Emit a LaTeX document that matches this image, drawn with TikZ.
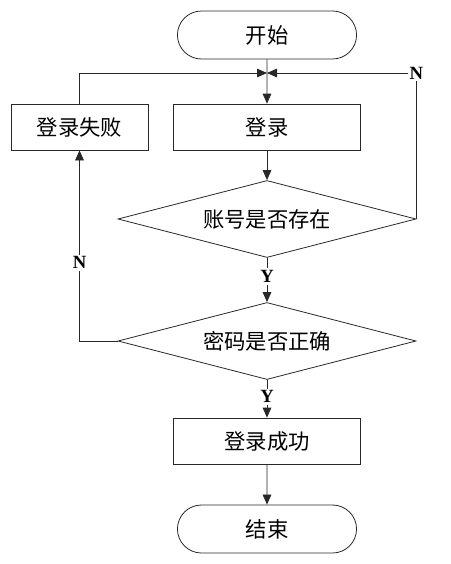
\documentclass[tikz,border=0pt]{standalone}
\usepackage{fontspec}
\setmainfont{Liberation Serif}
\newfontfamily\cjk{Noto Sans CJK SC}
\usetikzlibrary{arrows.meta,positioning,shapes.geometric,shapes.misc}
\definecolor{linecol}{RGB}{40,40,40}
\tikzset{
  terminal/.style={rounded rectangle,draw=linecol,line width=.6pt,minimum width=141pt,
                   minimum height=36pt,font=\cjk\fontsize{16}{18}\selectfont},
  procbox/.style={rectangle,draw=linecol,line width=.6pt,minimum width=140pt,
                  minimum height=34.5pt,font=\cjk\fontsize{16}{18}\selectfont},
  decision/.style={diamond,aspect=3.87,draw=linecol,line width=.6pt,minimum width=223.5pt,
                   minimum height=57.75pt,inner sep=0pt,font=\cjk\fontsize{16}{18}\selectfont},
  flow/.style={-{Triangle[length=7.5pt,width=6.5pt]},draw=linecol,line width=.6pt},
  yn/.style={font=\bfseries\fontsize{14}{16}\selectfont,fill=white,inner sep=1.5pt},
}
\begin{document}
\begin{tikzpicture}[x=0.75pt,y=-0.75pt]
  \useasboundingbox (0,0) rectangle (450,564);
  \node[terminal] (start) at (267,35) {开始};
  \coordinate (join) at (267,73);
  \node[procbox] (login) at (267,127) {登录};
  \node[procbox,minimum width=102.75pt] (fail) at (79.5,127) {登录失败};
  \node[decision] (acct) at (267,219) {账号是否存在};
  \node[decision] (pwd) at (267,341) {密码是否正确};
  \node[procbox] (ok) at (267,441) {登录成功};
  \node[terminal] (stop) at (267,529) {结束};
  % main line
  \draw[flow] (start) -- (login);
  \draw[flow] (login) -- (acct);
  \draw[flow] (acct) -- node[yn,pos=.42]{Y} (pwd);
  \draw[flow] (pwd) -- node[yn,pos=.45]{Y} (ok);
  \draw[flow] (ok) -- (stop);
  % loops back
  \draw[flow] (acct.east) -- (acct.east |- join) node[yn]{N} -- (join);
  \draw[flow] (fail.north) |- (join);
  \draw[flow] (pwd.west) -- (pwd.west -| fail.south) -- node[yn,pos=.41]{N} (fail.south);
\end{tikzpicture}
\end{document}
...
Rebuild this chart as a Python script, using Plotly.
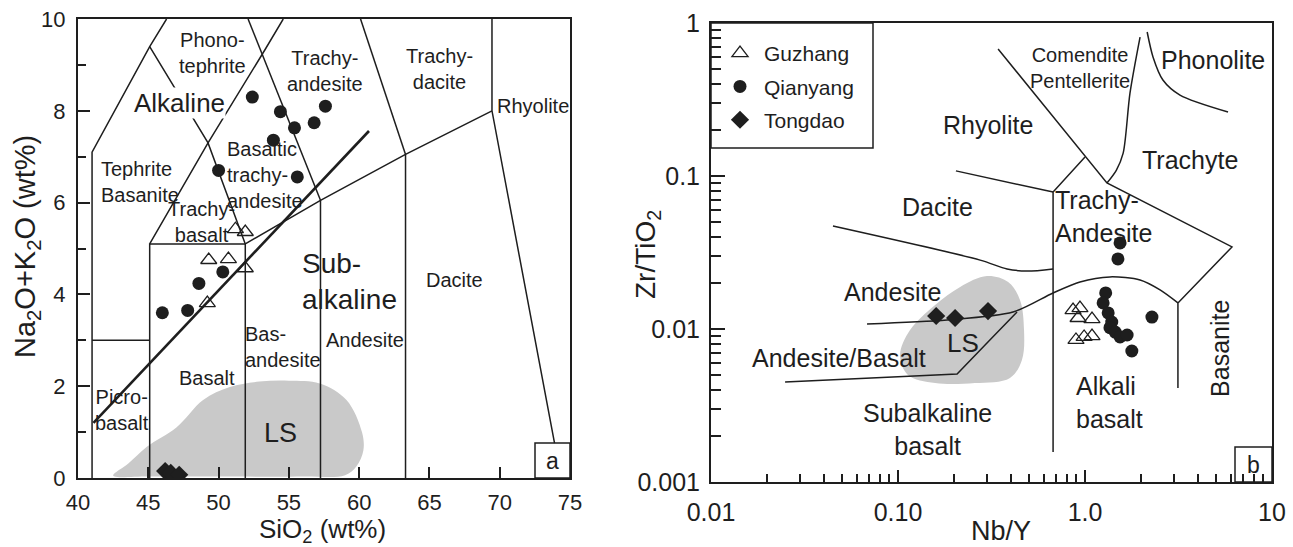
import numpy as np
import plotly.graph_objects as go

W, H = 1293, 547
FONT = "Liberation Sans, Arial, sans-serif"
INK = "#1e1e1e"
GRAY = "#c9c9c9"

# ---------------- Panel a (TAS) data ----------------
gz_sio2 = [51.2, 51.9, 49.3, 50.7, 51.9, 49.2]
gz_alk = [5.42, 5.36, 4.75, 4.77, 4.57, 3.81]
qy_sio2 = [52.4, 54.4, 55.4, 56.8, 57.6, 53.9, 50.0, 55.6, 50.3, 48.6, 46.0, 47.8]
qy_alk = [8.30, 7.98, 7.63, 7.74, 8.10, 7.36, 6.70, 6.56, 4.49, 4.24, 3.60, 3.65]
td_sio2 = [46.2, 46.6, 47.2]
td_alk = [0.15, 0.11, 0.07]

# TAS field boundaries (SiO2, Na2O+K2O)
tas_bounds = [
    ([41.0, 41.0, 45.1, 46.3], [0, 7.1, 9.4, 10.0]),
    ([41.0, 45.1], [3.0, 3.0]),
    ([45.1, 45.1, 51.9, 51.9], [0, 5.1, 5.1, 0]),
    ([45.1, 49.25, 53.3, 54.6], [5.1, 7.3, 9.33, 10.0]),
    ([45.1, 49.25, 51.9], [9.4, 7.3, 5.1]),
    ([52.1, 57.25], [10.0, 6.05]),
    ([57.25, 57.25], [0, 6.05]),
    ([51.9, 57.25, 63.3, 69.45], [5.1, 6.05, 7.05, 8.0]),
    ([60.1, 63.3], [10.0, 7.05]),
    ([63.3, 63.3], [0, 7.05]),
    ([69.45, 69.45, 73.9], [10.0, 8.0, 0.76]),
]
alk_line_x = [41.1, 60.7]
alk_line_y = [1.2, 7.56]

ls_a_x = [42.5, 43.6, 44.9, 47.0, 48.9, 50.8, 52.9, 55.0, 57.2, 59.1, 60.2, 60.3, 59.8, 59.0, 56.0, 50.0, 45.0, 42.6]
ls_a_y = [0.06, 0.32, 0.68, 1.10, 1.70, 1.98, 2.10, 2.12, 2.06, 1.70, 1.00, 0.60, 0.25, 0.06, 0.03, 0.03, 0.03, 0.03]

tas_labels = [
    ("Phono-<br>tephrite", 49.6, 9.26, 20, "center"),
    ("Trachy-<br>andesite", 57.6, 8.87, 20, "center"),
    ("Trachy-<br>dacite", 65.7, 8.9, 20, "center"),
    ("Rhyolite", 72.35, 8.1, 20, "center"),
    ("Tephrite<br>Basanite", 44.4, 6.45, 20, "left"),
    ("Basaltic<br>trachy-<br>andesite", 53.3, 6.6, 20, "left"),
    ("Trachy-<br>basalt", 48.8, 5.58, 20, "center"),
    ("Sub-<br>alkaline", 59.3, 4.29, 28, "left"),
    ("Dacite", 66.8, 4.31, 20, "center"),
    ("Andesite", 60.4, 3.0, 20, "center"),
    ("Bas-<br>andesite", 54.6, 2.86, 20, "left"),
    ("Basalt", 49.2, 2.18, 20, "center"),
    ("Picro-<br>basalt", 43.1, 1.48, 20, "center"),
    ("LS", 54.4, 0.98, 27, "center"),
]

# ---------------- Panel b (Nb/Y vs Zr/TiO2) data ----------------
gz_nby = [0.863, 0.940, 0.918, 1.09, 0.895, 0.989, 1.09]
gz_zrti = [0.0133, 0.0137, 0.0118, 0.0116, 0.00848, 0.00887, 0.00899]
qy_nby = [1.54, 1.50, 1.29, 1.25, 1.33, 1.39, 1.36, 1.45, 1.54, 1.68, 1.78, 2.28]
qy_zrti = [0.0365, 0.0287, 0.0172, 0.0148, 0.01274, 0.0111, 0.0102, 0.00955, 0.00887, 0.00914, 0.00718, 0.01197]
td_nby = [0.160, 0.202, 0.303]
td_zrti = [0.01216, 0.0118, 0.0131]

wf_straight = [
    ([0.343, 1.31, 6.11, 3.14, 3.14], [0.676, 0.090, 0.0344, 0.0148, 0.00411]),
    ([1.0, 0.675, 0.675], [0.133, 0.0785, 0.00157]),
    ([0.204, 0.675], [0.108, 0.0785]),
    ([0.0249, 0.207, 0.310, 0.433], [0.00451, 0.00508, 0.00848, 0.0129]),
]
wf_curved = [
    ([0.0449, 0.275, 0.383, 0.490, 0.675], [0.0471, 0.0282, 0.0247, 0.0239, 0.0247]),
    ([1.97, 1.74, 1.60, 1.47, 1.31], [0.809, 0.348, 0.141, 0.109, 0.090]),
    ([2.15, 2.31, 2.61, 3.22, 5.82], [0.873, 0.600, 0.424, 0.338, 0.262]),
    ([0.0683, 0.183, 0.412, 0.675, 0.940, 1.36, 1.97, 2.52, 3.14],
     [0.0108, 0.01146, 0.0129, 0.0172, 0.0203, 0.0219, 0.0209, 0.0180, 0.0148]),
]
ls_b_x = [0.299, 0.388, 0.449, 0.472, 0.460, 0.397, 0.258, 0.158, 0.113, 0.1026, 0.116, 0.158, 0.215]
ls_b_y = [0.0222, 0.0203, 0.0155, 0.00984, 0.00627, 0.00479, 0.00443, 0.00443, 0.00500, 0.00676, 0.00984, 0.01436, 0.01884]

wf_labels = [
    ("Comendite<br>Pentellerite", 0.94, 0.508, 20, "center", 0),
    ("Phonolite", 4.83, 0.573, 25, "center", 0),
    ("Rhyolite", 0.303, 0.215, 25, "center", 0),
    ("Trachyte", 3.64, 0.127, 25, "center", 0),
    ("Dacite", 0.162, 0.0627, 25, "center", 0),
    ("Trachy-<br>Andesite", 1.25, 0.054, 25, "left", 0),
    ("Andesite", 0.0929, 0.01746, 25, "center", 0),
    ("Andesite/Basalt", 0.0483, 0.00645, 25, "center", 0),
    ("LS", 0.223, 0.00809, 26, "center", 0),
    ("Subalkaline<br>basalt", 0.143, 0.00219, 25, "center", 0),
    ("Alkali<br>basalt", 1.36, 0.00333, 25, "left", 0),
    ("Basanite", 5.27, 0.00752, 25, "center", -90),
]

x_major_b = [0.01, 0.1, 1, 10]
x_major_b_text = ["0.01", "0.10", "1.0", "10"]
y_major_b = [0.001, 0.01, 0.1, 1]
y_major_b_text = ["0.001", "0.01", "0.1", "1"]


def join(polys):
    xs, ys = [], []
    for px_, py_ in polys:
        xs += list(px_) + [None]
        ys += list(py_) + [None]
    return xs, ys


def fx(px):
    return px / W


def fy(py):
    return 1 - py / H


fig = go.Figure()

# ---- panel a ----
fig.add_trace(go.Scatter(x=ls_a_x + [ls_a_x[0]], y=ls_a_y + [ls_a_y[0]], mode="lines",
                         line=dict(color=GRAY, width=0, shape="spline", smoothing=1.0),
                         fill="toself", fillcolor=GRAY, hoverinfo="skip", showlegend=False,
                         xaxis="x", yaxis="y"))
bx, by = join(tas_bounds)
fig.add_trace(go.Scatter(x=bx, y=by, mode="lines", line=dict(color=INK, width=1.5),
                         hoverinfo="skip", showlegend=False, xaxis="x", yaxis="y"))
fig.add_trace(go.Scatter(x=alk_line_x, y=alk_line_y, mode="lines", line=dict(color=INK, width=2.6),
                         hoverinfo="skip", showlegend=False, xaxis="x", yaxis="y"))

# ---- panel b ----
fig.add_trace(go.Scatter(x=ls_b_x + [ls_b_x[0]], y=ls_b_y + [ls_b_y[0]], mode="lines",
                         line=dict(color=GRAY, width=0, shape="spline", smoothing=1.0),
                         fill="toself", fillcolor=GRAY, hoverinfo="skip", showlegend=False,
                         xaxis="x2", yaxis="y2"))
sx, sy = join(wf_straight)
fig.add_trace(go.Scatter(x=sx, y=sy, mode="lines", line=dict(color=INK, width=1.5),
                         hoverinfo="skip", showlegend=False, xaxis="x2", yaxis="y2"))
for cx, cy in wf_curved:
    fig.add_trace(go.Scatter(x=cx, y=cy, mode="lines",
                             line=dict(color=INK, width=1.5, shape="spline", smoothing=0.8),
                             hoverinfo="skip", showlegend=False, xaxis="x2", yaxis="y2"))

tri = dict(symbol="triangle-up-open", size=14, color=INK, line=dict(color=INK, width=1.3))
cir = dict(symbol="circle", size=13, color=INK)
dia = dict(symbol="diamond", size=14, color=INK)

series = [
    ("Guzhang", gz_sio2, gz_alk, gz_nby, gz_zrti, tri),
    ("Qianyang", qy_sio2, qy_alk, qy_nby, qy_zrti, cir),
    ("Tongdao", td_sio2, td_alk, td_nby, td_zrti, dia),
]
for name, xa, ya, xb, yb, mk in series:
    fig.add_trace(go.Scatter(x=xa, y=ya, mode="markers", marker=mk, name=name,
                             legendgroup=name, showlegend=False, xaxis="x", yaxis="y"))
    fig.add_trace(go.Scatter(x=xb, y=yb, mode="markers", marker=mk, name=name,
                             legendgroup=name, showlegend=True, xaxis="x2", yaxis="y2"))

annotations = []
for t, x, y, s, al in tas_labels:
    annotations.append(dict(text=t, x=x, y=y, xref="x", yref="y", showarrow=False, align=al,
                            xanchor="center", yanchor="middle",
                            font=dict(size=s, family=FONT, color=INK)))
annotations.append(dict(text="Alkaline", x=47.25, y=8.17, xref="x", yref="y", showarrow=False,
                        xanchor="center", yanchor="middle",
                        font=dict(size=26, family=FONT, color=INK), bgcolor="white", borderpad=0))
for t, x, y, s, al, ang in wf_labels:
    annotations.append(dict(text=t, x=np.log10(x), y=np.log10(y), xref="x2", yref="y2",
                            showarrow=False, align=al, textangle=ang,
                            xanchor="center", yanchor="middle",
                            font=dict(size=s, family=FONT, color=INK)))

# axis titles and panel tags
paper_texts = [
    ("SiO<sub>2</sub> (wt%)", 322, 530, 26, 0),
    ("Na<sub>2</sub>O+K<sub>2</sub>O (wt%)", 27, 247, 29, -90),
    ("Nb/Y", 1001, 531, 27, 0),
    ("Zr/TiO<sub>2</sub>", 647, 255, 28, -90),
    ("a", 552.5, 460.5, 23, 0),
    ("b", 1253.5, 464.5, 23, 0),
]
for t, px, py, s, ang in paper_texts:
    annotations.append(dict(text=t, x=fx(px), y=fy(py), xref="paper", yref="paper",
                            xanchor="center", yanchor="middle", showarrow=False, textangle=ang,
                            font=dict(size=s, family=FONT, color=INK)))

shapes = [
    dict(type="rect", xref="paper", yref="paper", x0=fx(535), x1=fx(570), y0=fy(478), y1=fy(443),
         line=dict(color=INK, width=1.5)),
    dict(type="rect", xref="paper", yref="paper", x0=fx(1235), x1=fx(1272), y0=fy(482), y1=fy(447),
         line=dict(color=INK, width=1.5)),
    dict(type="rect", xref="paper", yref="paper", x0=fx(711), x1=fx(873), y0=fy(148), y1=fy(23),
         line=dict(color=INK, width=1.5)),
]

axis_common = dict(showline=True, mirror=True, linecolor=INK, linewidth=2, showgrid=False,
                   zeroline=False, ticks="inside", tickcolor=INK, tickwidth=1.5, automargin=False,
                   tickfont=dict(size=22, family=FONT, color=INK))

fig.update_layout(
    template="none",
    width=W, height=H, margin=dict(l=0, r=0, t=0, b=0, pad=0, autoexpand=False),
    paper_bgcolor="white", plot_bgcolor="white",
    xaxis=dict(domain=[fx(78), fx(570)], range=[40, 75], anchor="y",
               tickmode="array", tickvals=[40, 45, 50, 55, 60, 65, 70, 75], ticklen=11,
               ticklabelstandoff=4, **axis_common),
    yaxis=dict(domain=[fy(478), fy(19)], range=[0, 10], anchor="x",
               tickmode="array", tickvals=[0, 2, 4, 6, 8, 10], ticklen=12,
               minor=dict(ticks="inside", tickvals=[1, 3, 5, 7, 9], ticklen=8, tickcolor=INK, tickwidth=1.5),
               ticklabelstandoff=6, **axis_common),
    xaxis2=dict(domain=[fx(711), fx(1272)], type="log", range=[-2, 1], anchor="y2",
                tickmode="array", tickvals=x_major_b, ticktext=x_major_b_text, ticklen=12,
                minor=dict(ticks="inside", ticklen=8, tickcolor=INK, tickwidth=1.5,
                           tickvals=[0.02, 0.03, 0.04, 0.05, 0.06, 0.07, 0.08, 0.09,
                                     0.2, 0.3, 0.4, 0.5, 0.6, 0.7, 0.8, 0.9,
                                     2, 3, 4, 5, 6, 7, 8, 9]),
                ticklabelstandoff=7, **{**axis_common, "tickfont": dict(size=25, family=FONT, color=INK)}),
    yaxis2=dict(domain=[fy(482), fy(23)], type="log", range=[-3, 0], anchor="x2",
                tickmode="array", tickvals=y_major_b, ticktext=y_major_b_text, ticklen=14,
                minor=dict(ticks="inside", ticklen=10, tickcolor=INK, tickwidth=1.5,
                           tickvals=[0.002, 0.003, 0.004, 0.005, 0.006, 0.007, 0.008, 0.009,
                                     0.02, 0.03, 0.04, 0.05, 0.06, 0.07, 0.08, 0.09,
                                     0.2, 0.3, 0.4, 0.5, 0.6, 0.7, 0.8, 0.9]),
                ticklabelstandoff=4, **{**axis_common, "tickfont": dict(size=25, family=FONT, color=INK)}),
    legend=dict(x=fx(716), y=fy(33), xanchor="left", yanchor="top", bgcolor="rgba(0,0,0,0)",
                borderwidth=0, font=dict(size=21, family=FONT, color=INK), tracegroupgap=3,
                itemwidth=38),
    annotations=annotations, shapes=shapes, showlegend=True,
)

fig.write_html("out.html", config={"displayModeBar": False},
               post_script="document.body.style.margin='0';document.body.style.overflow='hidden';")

Exercise objective
The lines to collect are those holding the string "this"; copy them all.

The reply
Emit a LaTeX document that matches this image, drawn with TikZ.
Rebuild this chart as a Python script, using Plotly.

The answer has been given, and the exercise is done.